-- Begin Extracted data --

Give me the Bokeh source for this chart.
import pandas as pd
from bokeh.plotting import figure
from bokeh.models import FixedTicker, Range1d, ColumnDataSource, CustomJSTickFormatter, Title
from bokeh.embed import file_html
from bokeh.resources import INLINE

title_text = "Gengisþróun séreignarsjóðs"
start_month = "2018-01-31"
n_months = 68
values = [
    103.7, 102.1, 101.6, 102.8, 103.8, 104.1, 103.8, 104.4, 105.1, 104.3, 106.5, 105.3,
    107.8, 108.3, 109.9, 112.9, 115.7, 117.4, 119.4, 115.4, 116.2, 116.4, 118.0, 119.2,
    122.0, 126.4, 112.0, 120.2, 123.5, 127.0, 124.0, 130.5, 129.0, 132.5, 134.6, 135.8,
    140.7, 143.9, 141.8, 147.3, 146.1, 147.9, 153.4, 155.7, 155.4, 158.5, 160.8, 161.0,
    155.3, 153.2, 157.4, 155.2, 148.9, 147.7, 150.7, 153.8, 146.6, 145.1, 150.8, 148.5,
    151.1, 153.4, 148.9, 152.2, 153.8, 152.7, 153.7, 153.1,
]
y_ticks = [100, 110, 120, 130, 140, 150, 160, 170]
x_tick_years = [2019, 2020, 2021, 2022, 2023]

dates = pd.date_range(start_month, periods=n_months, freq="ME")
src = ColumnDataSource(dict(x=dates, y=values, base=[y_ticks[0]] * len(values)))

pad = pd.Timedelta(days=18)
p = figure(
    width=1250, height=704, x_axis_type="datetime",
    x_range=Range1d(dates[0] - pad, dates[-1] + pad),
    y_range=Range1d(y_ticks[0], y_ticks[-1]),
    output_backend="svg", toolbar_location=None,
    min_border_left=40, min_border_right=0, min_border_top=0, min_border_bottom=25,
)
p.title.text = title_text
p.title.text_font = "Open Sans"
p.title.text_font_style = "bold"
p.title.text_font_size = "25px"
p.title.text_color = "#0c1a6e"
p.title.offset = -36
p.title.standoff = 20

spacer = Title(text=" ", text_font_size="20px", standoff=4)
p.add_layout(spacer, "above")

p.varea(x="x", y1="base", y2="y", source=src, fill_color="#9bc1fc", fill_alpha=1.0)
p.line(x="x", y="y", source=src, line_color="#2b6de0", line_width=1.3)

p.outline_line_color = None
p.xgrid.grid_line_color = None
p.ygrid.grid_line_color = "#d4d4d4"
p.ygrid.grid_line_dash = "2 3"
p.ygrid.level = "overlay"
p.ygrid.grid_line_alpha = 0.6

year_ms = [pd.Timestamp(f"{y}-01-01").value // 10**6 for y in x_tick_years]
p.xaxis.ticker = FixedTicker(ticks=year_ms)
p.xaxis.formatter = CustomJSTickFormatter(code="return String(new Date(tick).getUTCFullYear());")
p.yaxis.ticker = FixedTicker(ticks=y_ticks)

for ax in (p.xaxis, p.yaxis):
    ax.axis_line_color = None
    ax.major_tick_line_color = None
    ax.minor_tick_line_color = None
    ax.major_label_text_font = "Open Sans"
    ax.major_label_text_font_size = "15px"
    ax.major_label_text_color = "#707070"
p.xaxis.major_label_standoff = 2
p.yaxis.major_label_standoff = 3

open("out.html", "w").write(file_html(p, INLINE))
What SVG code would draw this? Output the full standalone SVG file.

-- End Extracted data --

All of the entries above should be written out again exactly.

* Written reply:
Give me the Bokeh source for this chart.
import pandas as pd
from bokeh.plotting import figure
from bokeh.models import FixedTicker, Range1d, ColumnDataSource, CustomJSTickFormatter, Title
from bokeh.embed import file_html
from bokeh.resources import INLINE

title_text = "Gengisþróun séreignarsjóðs"
start_month = "2018-01-31"
n_months = 68
values = [
    103.7, 102.1, 101.6, 102.8, 103.8, 104.1, 103.8, 104.4, 105.1, 104.3, 106.5, 105.3,
    107.8, 108.3, 109.9, 112.9, 115.7, 117.4, 119.4, 115.4, 116.2, 116.4, 118.0, 119.2,
    122.0, 126.4, 112.0, 120.2, 123.5, 127.0, 124.0, 130.5, 129.0, 132.5, 134.6, 135.8,
    140.7, 143.9, 141.8, 147.3, 146.1, 147.9, 153.4, 155.7, 155.4, 158.5, 160.8, 161.0,
    155.3, 153.2, 157.4, 155.2, 148.9, 147.7, 150.7, 153.8, 146.6, 145.1, 150.8, 148.5,
    151.1, 153.4, 148.9, 152.2, 153.8, 152.7, 153.7, 153.1,
]
y_ticks = [100, 110, 120, 130, 140, 150, 160, 170]
x_tick_years = [2019, 2020, 2021, 2022, 2023]

dates = pd.date_range(start_month, periods=n_months, freq="ME")
src = ColumnDataSource(dict(x=dates, y=values, base=[y_ticks[0]] * len(values)))

pad = pd.Timedelta(days=18)
p = figure(
    width=1250, height=704, x_axis_type="datetime",
    x_range=Range1d(dates[0] - pad, dates[-1] + pad),
    y_range=Range1d(y_ticks[0], y_ticks[-1]),
    output_backend="svg", toolbar_location=None,
    min_border_left=40, min_border_right=0, min_border_top=0, min_border_bottom=25,
)
p.title.text = title_text
p.title.text_font = "Open Sans"
p.title.text_font_style = "bold"
p.title.text_font_size = "25px"
p.title.text_color = "#0c1a6e"
p.title.offset = -36
p.title.standoff = 20

spacer = Title(text=" ", text_font_size="20px", standoff=4)
p.add_layout(spacer, "above")

p.varea(x="x", y1="base", y2="y", source=src, fill_color="#9bc1fc", fill_alpha=1.0)
p.line(x="x", y="y", source=src, line_color="#2b6de0", line_width=1.3)

p.outline_line_color = None
p.xgrid.grid_line_color = None
p.ygrid.grid_line_color = "#d4d4d4"
p.ygrid.grid_line_dash = "2 3"
p.ygrid.level = "overlay"
p.ygrid.grid_line_alpha = 0.6

year_ms = [pd.Timestamp(f"{y}-01-01").value // 10**6 for y in x_tick_years]
p.xaxis.ticker = FixedTicker(ticks=year_ms)
p.xaxis.formatter = CustomJSTickFormatter(code="return String(new Date(tick).getUTCFullYear());")
p.yaxis.ticker = FixedTicker(ticks=y_ticks)

for ax in (p.xaxis, p.yaxis):
    ax.axis_line_color = None
    ax.major_tick_line_color = None
    ax.minor_tick_line_color = None
    ax.major_label_text_font = "Open Sans"
    ax.major_label_text_font_size = "15px"
    ax.major_label_text_color = "#707070"
p.xaxis.major_label_standoff = 2
p.yaxis.major_label_standoff = 3

open("out.html", "w").write(file_html(p, INLINE))
What SVG code would draw this? Output the full standalone SVG file.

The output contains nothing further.